# Shop press tire bead breaker attachment



## aametalmaster (Jun 27, 2013)

My Yazoo mower had a flat and i wanted to dismount the tire to add an innertube but i couldn't break the bead. So i dreamed up this little attachment for my shop press. It just slips on my 1" straight bar tooling. Worked great...Bob


----------



## Maxx (Jun 27, 2013)

That's pretty slick.
I usually wind up using a cut 4x4 and the bucket on the front-end loader.
I'll have to make one of those for for my shop press for the smaller tires, thanks for the tip!


----------



## pineyfolks (Jun 27, 2013)

Good idea, those small tires are a bigger PITA than a full sized one.


----------



## 8ntsane (Jun 27, 2013)

That is a great solution to that problem. I bet if you need to break down another tire, it will be easy. :thumbzup:
Good thinking!


----------



## deere314 (Sep 8, 2013)

Did you have any problem with the wheel sliding away?   Tempted to make one.  Is that 1/4 plate you're using?
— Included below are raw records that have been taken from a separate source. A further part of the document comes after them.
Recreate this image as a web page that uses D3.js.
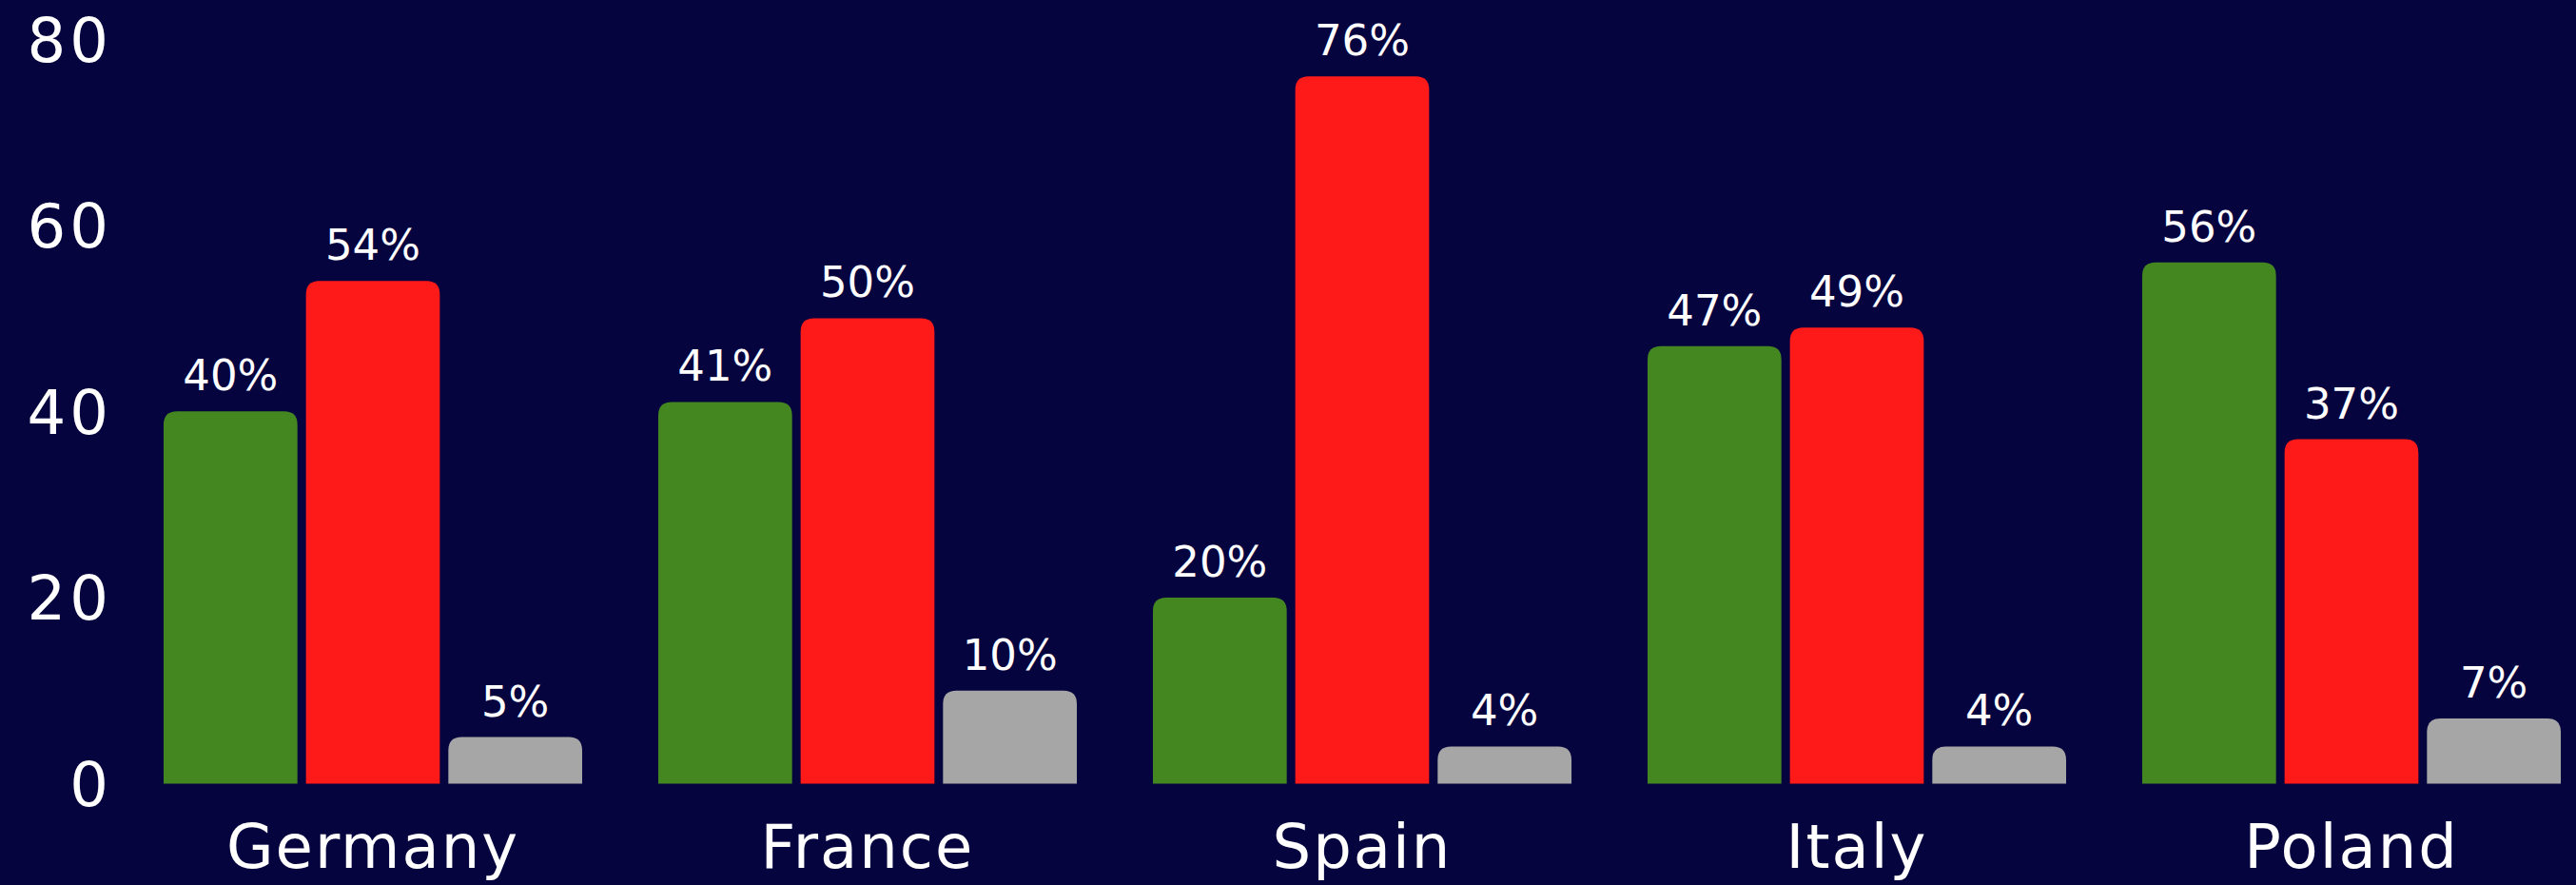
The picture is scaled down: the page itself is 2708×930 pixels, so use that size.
<!DOCTYPE html>
<html>
<head>
<meta charset="utf-8">
<script src="https://cdn.jsdelivr.net/npm/d3@7"></script>
<style>
  html, body { margin: 0; padding: 0; background: #06043f; }
  svg { display: block; }
</style>
</head>
<body>
<svg width="2708" height="930"></svg>
<script>
// data
var countries = ["Germany", "France", "Spain", "Italy", "Poland"];
var seriesKeys = ["green", "red", "grey"];
var greenValues = [40, 41, 20, 47, 56];
var redValues = [54, 50, 76, 49, 37];
var greyValues = [5, 10, 4, 4, 7];
var yTicks = [0, 20, 40, 60, 80];

var colors = {green: "#448721", red: "#ff1a1a", grey: "#a6a6a6"};

var svg = d3.select("svg"),
    width = +svg.attr("width"),
    height = +svg.attr("height");

svg.append("rect")
    .attr("width", width)
    .attr("height", height)
    .attr("fill", "#06043f");

var data = countries.map(function(c, i) {
    return {country: c, green: greenValues[i], red: redValues[i], grey: greyValues[i]};
});

var x0 = d3.scaleBand()
    .domain(countries)
    .range([172, 2692])
    .paddingInner(80 / 520)
    .paddingOuter(0);

var x1 = d3.scaleBand()
    .domain(seriesKeys)
    .range([0, x0.bandwidth()])
    .paddingInner(0.06);

var y = d3.scaleLinear()
    .domain([0, 80])
    .range([823.5, 41]);

// bar with rounded top corners only
function topRounded(x, yTop, w, h, r) {
    r = Math.min(r, h, w / 2);
    return "M" + x + "," + (yTop + h) +
        "V" + (yTop + r) +
        "Q" + x + "," + yTop + " " + (x + r) + "," + yTop +
        "H" + (x + w - r) +
        "Q" + (x + w) + "," + yTop + " " + (x + w) + "," + (yTop + r) +
        "V" + (yTop + h) + "Z";
}

var groups = svg.append("g")
    .selectAll("g")
    .data(data)
    .enter().append("g")
    .attr("transform", function(d) { return "translate(" + x0(d.country) + ",0)"; });

var bars = groups.selectAll("g")
    .data(function(d) { return seriesKeys.map(function(k) { return {key: k, value: d[k]}; }); })
    .enter().append("g");

bars.append("path")
    .attr("fill", function(d) { return colors[d.key]; })
    .attr("d", function(d) {
        return topRounded(x1(d.key), y(d.value), x1.bandwidth(), y(0) - y(d.value), 14);
    });

bars.append("text")
    .attr("x", function(d) { return x1(d.key) + x1.bandwidth() / 2; })
    .attr("y", function(d) { return y(d.value) - 22; })
    .attr("text-anchor", "middle")
    .attr("fill", "#fff")
    .attr("font-family", "DejaVu Sans, sans-serif")
    .attr("font-size", 45)
    .text(function(d) { return d.value + "%"; });

// y axis, labels only
var yAxis = svg.append("g")
    .attr("transform", "translate(118,0)")
    .call(d3.axisLeft(y).tickValues(yTicks).tickSize(0).tickPadding(0));

yAxis.select(".domain").remove();
yAxis.selectAll("text")
    .attr("fill", "#fff")
    .attr("font-family", "DejaVu Sans, sans-serif")
    .attr("font-size", 64)
    .attr("letter-spacing", 4)
    .attr("dy", "0.36em");

// x axis, labels only
var xAxis = svg.append("g")
    .attr("transform", "translate(0,912)")
    .call(d3.axisBottom(x0).tickSize(0).tickPadding(0));

xAxis.select(".domain").remove();
xAxis.selectAll("text")
    .attr("fill", "#fff")
    .attr("font-family", "DejaVu Sans, sans-serif")
    .attr("font-size", 64)
    .attr("letter-spacing", 2)
    .attr("dy", 0);
</script>
</body>
</html>
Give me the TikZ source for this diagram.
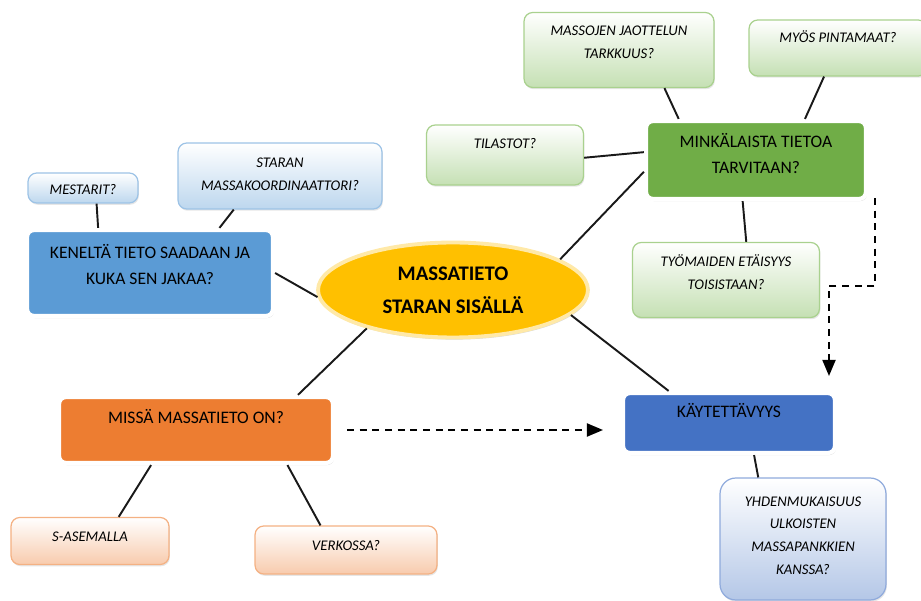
\documentclass[tikz,border=0pt]{standalone}
\usepackage{fontspec}
\setmainfont{Carlito}
\usepackage{tikz}
\usetikzlibrary{arrows}
\usetikzlibrary{shapes.geometric}
\usetikzlibrary{shadows}

\definecolor{kenblue}{HTML}{5B9BD5}
\definecolor{kayblue}{HTML}{4472C4}
\definecolor{minkgreen}{HTML}{70AD47}
\definecolor{misorange}{HTML}{ED7D31}
\definecolor{coreyellow}{HTML}{FFC000}
\definecolor{corerim}{HTML}{FFE9A8}
\definecolor{lightblue}{HTML}{BDD7EE}
\definecolor{lightbluerim}{HTML}{9DC3E6}
\definecolor{paleblue}{HTML}{B4C7E7}
\definecolor{palebluerim}{HTML}{8FAADC}
\definecolor{lightgreen}{HTML}{C5E0B4}
\definecolor{lightgreenrim}{HTML}{A9D18E}
\definecolor{lightorange}{HTML}{F8CBAD}
\definecolor{lightorangerim}{HTML}{F4B183}

\newcommand{\boxtxt}[4]{\parbox[c][#2][t]{#1}{\centering\vspace*{#3}#4}}

\begin{document}
\begin{tikzpicture}[x=0.02cm,y=-0.02cm]
    	\tikzstyle{mytopic} = 
    	[rectangle,
    	rounded corners = 4pt,
    	draw = white,
    	line width = 2.4pt,
    	inner sep = 0pt,
    	text = black,
    	font = \fontsize{10}{15}\selectfont,
    	drop shadow={shadow xshift=0.6pt,shadow yshift=-1.2pt,opacity=0.35}
    	]
    	\tikzstyle{mysub} = 
    	[rectangle,
    	rounded corners = 5pt,
    	line width = 0.7pt,
    	inner sep = 0pt,
    	text = black,
    	font = \fontsize{8.4}{13}\selectfont\itshape,
    	drop shadow={shadow xshift=0.5pt,shadow yshift=-1pt,opacity=0.2}
    	]
    	\tikzstyle{mycore} = 
    	[ellipse,
    	fill = coreyellow,
    	draw = corerim,
    	line width = 2.2pt,
    	minimum width = 5.4cm,
    	minimum height = 1.9cm,
    	inner sep = 0pt,
    	align = center,
    	font = \fontsize{11.8}{18.7}\selectfont\bfseries,
    	drop shadow={shadow xshift=0.6pt,shadow yshift=-1.2pt,opacity=0.3}
    	]
    	\tikzstyle{mylink} = 
    	[line width = 1.1pt,
    	draw = black!90]
    	\tikzstyle{mydash} = 
    	[line width = 1.1pt,
    	dash pattern = on 4pt off 3.2pt,
    	-triangle 45]

    	\useasboundingbox (0,0) rectangle (921,601);

        \node[mycore] (core) at (453,290) {MASSATIETO\\STARAN SISÄLLÄ};

        \node[mytopic, fill=kenblue] (ken) at (150,273)
        	{\boxtxt{4.92cm}{1.72cm}{0.28cm}{KENELTÄ TIETO SAADAAN JA\\KUKA SEN JAKAA?}};
        \node[mytopic, fill=minkgreen] (mink) at (756,160)
        	{\boxtxt{4.4cm}{1.56cm}{0.24cm}{MINKÄLAISTA TIETOA\\TARVITAAN?}};
        \node[mytopic, fill=misorange] (mis) at (196,430)
        	{\boxtxt{5.48cm}{1.32cm}{0.24cm}{MISSÄ MASSATIETO ON?}};
        \node[mytopic, fill=kayblue] (kay) at (729,423)
        	{\boxtxt{4.24cm}{1.2cm}{0.2cm}{KÄYTETTÄVYYS}};

        \node[mysub, top color=white, bottom color=lightblue, draw=lightbluerim] (mest) at (83,188)
        	{\boxtxt{2.2cm}{0.6cm}{0.22cm}{MESTARIT?}};
        \node[mysub, top color=white, bottom color=lightblue, draw=lightbluerim] (star) at (280,176)
        	{\boxtxt{4.08cm}{1.32cm}{0.3cm}{STARAN\\MASSAKOORDINAATTORI?}};
        \node[mysub, top color=white, bottom color=lightgreen, draw=lightgreenrim] (til) at (505,155)
        	{\boxtxt{3.14cm}{1.2cm}{0.27cm}{TILASTOT?}};
        \node[mysub, top color=white, bottom color=lightgreen, draw=lightgreenrim] (mas) at (619,50)
        	{\boxtxt{3.8cm}{1.5cm}{0.27cm}{MASSOJEN JAOTTELUN\\TARKKUUS?}};
        \node[mysub, top color=white, bottom color=lightgreen, draw=lightgreenrim] (myos) at (838,48)
        	{\boxtxt{3.56cm}{1.12cm}{0.21cm}{MYÖS PINTAMAAT?}};
        \node[mysub, top color=white, bottom color=lightgreen, draw=lightgreenrim] (tyo) at (726,280)
        	{\boxtxt{3.74cm}{1.5cm}{0.25cm}{TYÖMAIDEN ETÄISYYS\\TOISISTAAN?}};
        \node[mysub, top color=white, bottom color=paleblue, draw=palebluerim, rounded corners=9pt] (yhd) at (803,539)
        	{\boxtxt{3.32cm}{2.44cm}{0.37cm}{YHDENMUKAISUUS\\ULKOISTEN\\MASSAPANKKIEN\\KANSSA?}};
        \node[mysub, top color=white, bottom color=lightorange, draw=lightorangerim] (sas) at (90,541)
        	{\boxtxt{3.16cm}{0.94cm}{0.29cm}{S-ASEMALLA}};
        \node[mysub, top color=white, bottom color=lightorange, draw=lightorangerim] (ver) at (346,550)
        	{\boxtxt{3.64cm}{0.96cm}{0.29cm}{VERKOSSA?}};

        \coordinate (jog) at (829,286);

        \draw[mylink]
        (mest.-49)		-- (ken.139)
        (star.-144)		-- (ken.33)
        (ken.east)		-- (core.183)
        (core.16)		-- (mink.-174)
        (til.-2)		-- (mink.176)
        (mas.-40)		-- (mink.152)
        (myos.-116)		-- (mink.40)
        (mink.-108)		-- (tyo.62)
        (core.-12)		-- (kay.152)
        (core.-156)		-- (mis.19)
        (mis.-142)		-- (sas.40)
        (mis.-21)		-- (ver.136)
        (kay.-52)		-- (yhd.126)
		;
        \draw[mydash, shorten <=0.24cm, shorten >=0.36cm]
        (mis.east) -- (mis.east -| kay.west);
        \draw[mydash, shorten >=0.3cm]
        ([xshift=0.14cm, yshift=0.06cm]mink.south east) |- (jog) -- (jog |- kay.north);
    \end{tikzpicture}
\end{document}
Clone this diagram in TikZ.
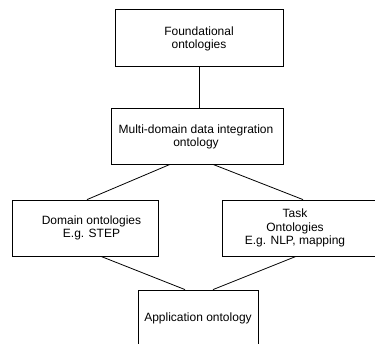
\documentclass[tikz,border=0pt]{standalone}
\usepackage{fontspec}
\setmainfont{Liberation Sans}
\begin{document}
\begin{tikzpicture}[x=1pt,y=-1pt,
  box/.style={draw=black,line width=0.8pt,rectangle,inner sep=0pt},
  lbl/.style={align=center,font=\fontsize{12pt}{13.8pt}\selectfont,inner sep=0pt},
  link/.style={draw=black,line width=0.8pt}]
\useasboundingbox (0,0) rectangle (375,344);
\clip (0,0) rectangle (375,344);
% boxes
\node[box,minimum width=168pt,minimum height=57pt] (F) at (199,37.5) {};
\node[box,minimum width=172pt,minimum height=56pt] (M) at (197,136) {};
\node[box,minimum width=146pt,minimum height=56pt] (D) at (85,228) {};
\node[box,minimum width=156pt,minimum height=56pt] (T) at (300,228) {};
\node[box,minimum width=120pt,minimum height=56pt] (A) at (198,318) {};
% labels
\node[lbl] (Ft) at (199,39) {Foundational\\ontologies};
\node[lbl] (Mt) at (196,137) {Multi-domain data integration\\ontology};
\node[lbl] (Dt) at (91.5,228) {Domain ontologies\\E.g. STEP};
\node[lbl] (Tt) at (295,228) {Task\\Ontologies\\E.g. NLP, mapping};
\node[lbl] (At) at (198,318) {Application ontology};
% connectors
\draw[link] (F.south) -- (F.south |- M.north);
\draw[link] ([xshift=-27pt]M.south) -- ([xshift=2pt]D.north);
\draw[link] ([xshift=16pt]M.south) -- ([xshift=3pt]T.north);
\draw[link] ([xshift=16pt]D.south) -- ([xshift=-13pt]A.north);
\draw[link] ([xshift=-4pt]T.south) -- ([xshift=15pt]A.north);
\end{tikzpicture}
\end{document}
I've put my small wheels in my large vise to break the bead, but it since the jaw isn't contoured - the tire can take a beating if its really tight.


----------



## aametalmaster (Sep 8, 2013)

Nope the tire didn't slide. The rim radius and the breaker are pretty close and it worked great...Bob


----------



## bubby-joe (Sep 8, 2013)

That looks like just the ticket to fix my princess auto tire breaker with 1/8th inch angle breaker face that bends every time I use it.  OUT to the metal pile for some material well maybe in the morning it's pissin out right now.  I don't like welding in the rain either.


----------



## deere314 (Sep 9, 2013)

The limitation for me is my press (16 ton Harbor Freight) probably won't fit larger tires.   I was looking at these designs (below) as well.   But my press would easily do the front tires of my garden tractors....  and the press bead adapter is WAY easier to store when not in use!


----------